Wyroki na lewicę
Czeka nas krojenie pleców scyzorykiem i gangrena, jeżeli lewica nie będzie potrafiła samej siebie ukarać za aferę Rywina - mówi szef sejmowej komisji śledczej, wicemarszałek Sejmu, profesor Tomasz Nałęcz.
26.06.2003 | aktual.: 26.06.2003 13:56
Piotr Najsztub: Panie profesorze, nie czas już skończyć z rolą lekko ironicznego, przerysowanie sprawiedliwego przewodniczącego komisji?
Tomasz Nałęcz: Nie mogę się zgodzić z tym opisem.
Piotr Najsztub: Zauważyłem, że w pewnych momentach przesłuchań dobrze się pan bawi, co nie jest niczym złym w pracy, jednak czy nie ma pan ochoty wykonać jakiejś wolty i stać się surowym śledczym? Wziąć na siebie ciężar dochodzenia do prawdy? Na razie pozwala pan Rokicie, Ziobrze sztyletować, a sam nie bierze w tym udziału.
Tomasz Nałęcz: Rzeczywiście, od paru tygodni dość radykalnie zmniejszyłem ilość zadawanych pytań. Jednak nie podzielam zarzutu, że w ogóle zrezygnowałem z roli dociekliwego członka komisji. Może sobie pochlebiam, ale wydaje mi się, że miałem najbardziej dociekliwe pytania do Roberta Kwiatkowskiego.
Piotr Najsztub: To było wiele tygodni temu, ostatnio pan zamilkł.
Tomasz Nałęcz: Zmieniłem sposób zachowania, ponieważ dużo siły kosztuje mnie przewodniczenie komisji, w której narastają emocje i napięcie. To wywołuje u mnie coraz większy stres. Najlepszym na to dowodem są chyba moje ręce. Mam jakieś kłopoty ze skórą, a dermatolog mówi, że to alergia na tle nerwowym. Poza tym nabrałem dystansu do tej licytacji, która się toczy w komisji: kto jest najlepszym śledczym. Ponadto od pewnego czasu uważam, że powinniśmy szybko kończyć.
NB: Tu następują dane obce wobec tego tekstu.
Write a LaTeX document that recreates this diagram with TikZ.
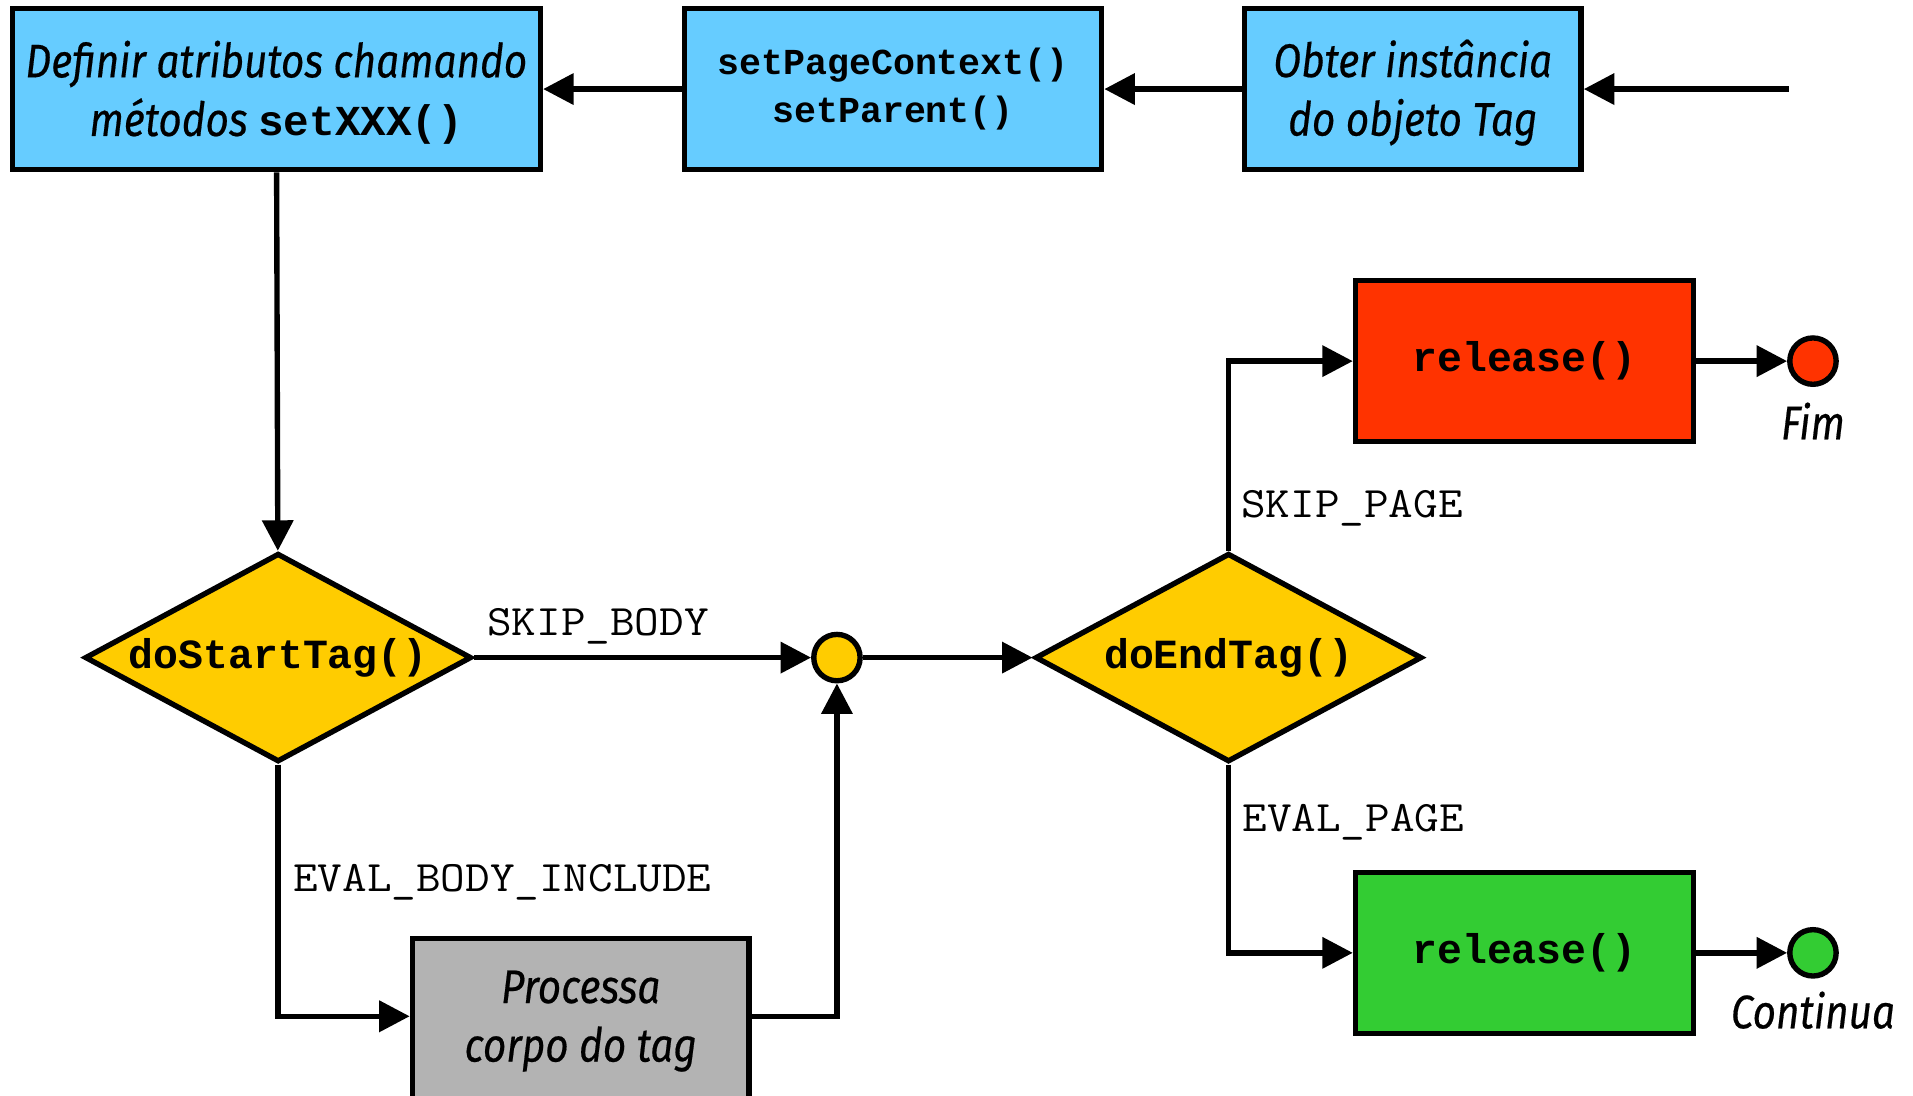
\documentclass[tikz,border=0pt]{standalone}
\usepackage{fontspec}
\setmonofont{Liberation Mono}
\newfontfamily\gill[FakeStretch=0.86,FakeBold=0.4]{Fira Sans}
\newfontfamily\courierlike[FakeStretch=1.1]{Latin Modern Mono}
\usetikzlibrary{shapes.geometric,arrows.meta}

\definecolor{boxblue}{HTML}{66CCFF}
\definecolor{decyellow}{HTML}{FFCC00}
\definecolor{endred}{HTML}{FF3300}
\definecolor{gogreen}{HTML}{33CC33}
\definecolor{bodygray}{HTML}{B3B3B3}

\tikzset{
  stepbox/.style={draw=black, line width=2.2pt, rectangle, inner sep=0pt,
    minimum width=#1},
  stepbox/.default=216pt,
  humtext/.style={font=\gill\itshape\fontsize{19.3}{23}\selectfont, align=center},
  boxtext/.style={humtext, yshift=-1.5pt},
  codebold/.style={font=\ttfamily\bfseries\fontsize{17}{20}\selectfont},
  codelabel/.style={font=\courierlike\fontsize{17.8}{20}\selectfont, inner sep=0pt},
  decision/.style={draw=black, line width=2.2pt, diamond, inner sep=0pt,
    minimum width=158.5pt, minimum height=85.5pt, fill=decyellow},
  dot/.style={draw=black, line width=2.2pt, circle, inner sep=0pt,
    minimum size=19pt},
  flow/.style={line width=2.2pt, -{Triangle[length=12.5pt,width=12.5pt]}},
}

\begin{document}
\begin{tikzpicture}[x=0.5pt, y=-0.5pt]
  \useasboundingbox (0,0) rectangle (1568,898);

  % top row of set-up steps
  \node[stepbox=216.5pt, minimum height=66pt, fill=boxblue,
        label={[boxtext]center:Definir atributos chamando\\[1pt]métodos {\upshape\ttfamily\bfseries\fontsize{17.5}{20}\selectfont setXXX()}}]
    (attrs) at (226.5,73) {};
  \node[stepbox=171pt, minimum height=66pt, fill=boxblue,
        font=\ttfamily\bfseries\fontsize{15}{20}\selectfont, align=center]
    (ctx) at (732,73) {setPageContext()\\setParent()};
  \node[stepbox=138pt, minimum height=66pt, fill=boxblue,
        label={[boxtext]center:Obter instância\\[1pt]do objeto Tag}]
    (inst) at (1158,73) {};
  \coordinate (start) at (1466,73);

  % decisions
  \node[decision, label={[codebold]center:doStartTag()}] (dstart) at (228,539) {};
  \node[dot, fill=decyellow] (join) at (686,539) {};
  \node[decision, label={[codebold]center:doEndTag()}] (dend) at (1007,539) {};

  % body processing
  \node[stepbox=138pt, minimum height=68pt, fill=bodygray, humtext,
        font=\gill\itshape\fontsize{19.3}{24}\selectfont]
    (body) at (476,837) {Processa\\corpo do tag};

  % release steps and end points
  \node[stepbox=138.5pt, minimum height=66pt, fill=endred, codebold]
    (relskip) at (1249.5,296) {release()};
  \node[stepbox=138.5pt, minimum height=66pt, fill=gogreen, codebold]
    (releval) at (1249.5,781) {release()};
  \node[dot, fill=endred] (fim) at (1486,296) {};
  \node[dot, fill=gogreen] (cont) at (1486,781) {};
  \node[humtext, inner sep=0pt] (fimtxt) at (1486,345) {Fim};
  \node[humtext, inner sep=0pt] (conttxt) at (1486,828) {Continua};

  % connectors
  \draw[flow] (start) -- (inst);
  \draw[flow] (inst) -- (ctx);
  \draw[flow] (ctx) -- (attrs);
  \draw[flow] (attrs) -- (dstart);
  \draw[flow] (dstart) -- (join);
  \draw[flow] (join) -- (dend);
  \draw[flow] (dstart.south) |- (body.west |- 0,833);
  \draw[flow] (body.east |- 0,833) -| (join.south);
  \draw[flow] (dend.north) |- (relskip.west);
  \draw[flow] (dend.south) |- (releval.west);
  \draw[flow] (relskip) -- (fim);
  \draw[flow] (releval) -- (cont);

  % return codes
  \node[codelabel, anchor=west] (lskipbody) at (399,513) {SKIP\_BODY};
  \node[codelabel, anchor=west] (levalbody) at (240,723) {EVAL\_BODY\_INCLUDE};
  \node[codelabel, anchor=west] (lskippage) at (1017,417) {SKIP\_PAGE};
  \node[codelabel, anchor=west] (levalpage) at (1018,674) {EVAL\_PAGE};
\end{tikzpicture}
\end{document}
Piotr Najsztub: Dlaczego? Bo się publika nudzi?
Tomasz Nałęcz: Nie, w wyjaśnianiu sprawy Rywina wzgląd na publikę powinien być drugorzędny.
Piotr Najsztub: Bo zbliżacie się do prawdy?
Tomasz Nałęcz: Nie, ponieważ te przeciągające się przesłuchania już niewiele wnoszą. Świadomie też zrezygnowałem z tego, że przewodniczący pyta pierwszy. No, bo jak przewodniczący pyta pierwszy i jest dociekliwy, to konsumujemy najciekawsze pytania. To rodzi napięcie.
Piotr Najsztub: Upieram się jednak, że przyjął pan rolę psychologa zakładowego komisji śledczej.
Tomasz Nałęcz: Może bardziej pedagoga. W końcu jestem nauczycielem. To jest moim zdaniem odpowiednia rola. Im bliżej finału, tym emocji jest więcej, tym więcej jest zachowań politycznych. Nasze pierwsze posiedzenia, bez świadków, były bardzo przesycone polityką, deklaracjami, starciami. Potem zaczęliśmy przesłuchiwać świadków i właściwie polityka wyparowała. Teraz wraca. Ja też jestem uwikłany w politykę, w polityczne patrzenie na sprawę, ale staram się być jakimś takim arbitrem pomiędzy posłami.